China set this year's economic growth target at between 6.5 and 7 percent, and the average annual growth rate for the next five years at above 6.5 percent, on Saturday during the national legislature's annual session.
The new target comes as the Chinese economy posted its slowest economic expansion in 25 years last year, while other indicators point to further weakness.
"While the targets are ambitious, we don't think they are unrealistic," said the report, as HSBC still has confidence in supply side reform and the policymakers' facility to boost demand.
"While China's potential growth is no longer in double-digits, we estimate that it is still at least 7.5 percent," the report said, adding that the government had sufficient policy options available to boost domestic demand and bring growth closer to its potential.
Chinese leaders have stated that the economy has entered a "new normal" of slower growth as they are working to replace a worn-out growth model based on trade, investment and heavy industry with sustainable expansion driven by consumer spending and entrepreneurship.
To arrest the economic downturn during the transition, China cut the benchmark interest rates and reserve requirement ratio (RRR) for banks several times last year.

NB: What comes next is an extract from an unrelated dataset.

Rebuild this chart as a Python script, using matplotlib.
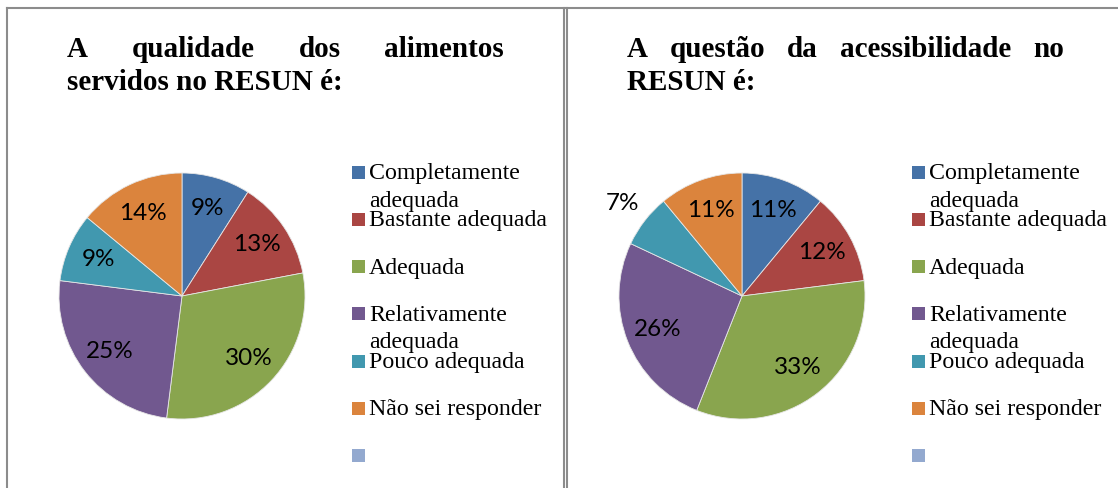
import matplotlib
matplotlib.use("Agg")
import numpy as np
import matplotlib.pyplot as plt
from matplotlib.patches import Rectangle
from matplotlib.lines import Line2D

# data
categories = ["Completamente\nadequada", "Bastante adequada", "Adequada",
              "Relativamente\nadequada", "Pouco adequada", "Não sei responder", ""]
colors = ["#4572A7", "#AA4643", "#89A54E", "#71588F", "#4198AF", "#DB843D", "#93A9CF"]

title_left = ["A qualidade dos alimentos", "servidos no RESUN é:"]
values_left = [9, 13, 30, 25, 9, 14]

title_right = ["A questão da acessibilidade no", "RESUN é:"]
values_right = [11, 12, 33, 26, 7, 11]

W, H = 1118, 488
fig = plt.figure(figsize=(W / 100, H / 100), dpi=100)
fig.patch.set_facecolor("white")


def fx(px):
    return px / W


def fy(py):
    return 1 - py / H


renderer = fig.canvas.get_renderer()


def justified(words, x0, x1, y, **kw):
    ts = [fig.text(0, fy(y), w, va="baseline", **kw) for w in words]
    widths = [t.get_window_extent(renderer).width for t in ts]
    gap = (x1 - x0 - sum(widths)) / (len(words) - 1)
    x = x0
    for t, w in zip(ts, widths):
        t.set_x(fx(x))
        x += w + gap


def vline(x, y0, y1):
    fig.add_artist(Line2D([fx(x), fx(x)], [fy(y0), fy(y1)], color="#8c8c8c",
                          lw=1.5, transform=fig.transFigure))


def panel(x0, values, title, legend_x, right_edge=None):
    # border
    vline(x0, 8, 500)
    if right_edge is not None:
        vline(right_edge, 8, 500)
    fig.add_artist(Line2D([fx(x0), fx(x0 + 558)], [fy(8), fy(8)], color="#8c8c8c",
                          lw=1.5, transform=fig.transFigure))

    tkw = dict(family="Liberation Serif", fontweight="bold", fontsize=21)
    justified(title[0].split(), x0 + 60, x0 + 497, 57, **tkw)
    fig.text(fx(x0 + 60), fy(90), title[1], va="baseline", **tkw)

    # pie
    cx, cy, r = x0 + 175, 296, 123
    ax = fig.add_axes([fx(cx - r), fy(cy + r), 2 * r / W, 2 * r / H])
    wedges, texts, autotexts = ax.pie(
        values, colors=colors[:len(values)], startangle=90, counterclock=False,
        autopct="%d%%", pctdistance=0.74,
        wedgeprops=dict(edgecolor="#e6e6e6", linewidth=0.6),
        textprops=dict(family="Lato", fontsize=17.5, color="black"))
    for v, w, t in zip(values, wedges, autotexts):
        if v < 8:
            ang = np.deg2rad((w.theta1 + w.theta2) / 2)
            t.set_position((1.23 * np.cos(ang), 1.23 * np.sin(ang)))
    ax.set_xlim(-1, 1)
    ax.set_ylim(-1, 1)
    ax.set_aspect("equal")
    ax.axis("off")

    # legend
    for i, (lab, c) in enumerate(zip(categories, colors)):
        yc = 172 + i * 47.3
        fig.add_artist(Rectangle((fx(legend_x), fy(yc + 6.5)), 13 / W, 13 / H,
                                 facecolor=c, edgecolor="none",
                                 transform=fig.transFigure))
        for j, line in enumerate(lab.split("\n")):
            fig.text(fx(legend_x + 17), fy(yc + 7 + j * 27.5), line, va="baseline",
                     family="Liberation Serif", fontsize=17.2)


panel(7, values_left, title_left, 352, right_edge=564.5)
panel(567, values_right, title_right, 912)

fig.savefig("out.png", dpi=100)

Further cuts to the interest rates, by 50 basis points, and the RRR by 350 basis points, will be likely this year, the report said.
HSBC expects China to put more emphasis on fiscal policy this year to support growth, as the government raised the budget deficit to 3 percent of GDP in 2016, from 2.3 percent in 2015.
However, as the central government has "relatively little debt and sizeable fiscal reserves," it can further increase the deficit over the targeted 3 percent, if necessary, the report said.
With world trade volumes stagnant and consumption accounting for a larger share of China's economy, the report said government policy should stimulate domestic consumption and investment.
Without sufficient demand and investment to support supply-side reform, China's growth potential cannot be tapped, the report cautioned.
The report also said China's capital stock per worker, which points to productivity, is still about a fifth of the United States', and thus the room for catch-up growth is "far from exhausted."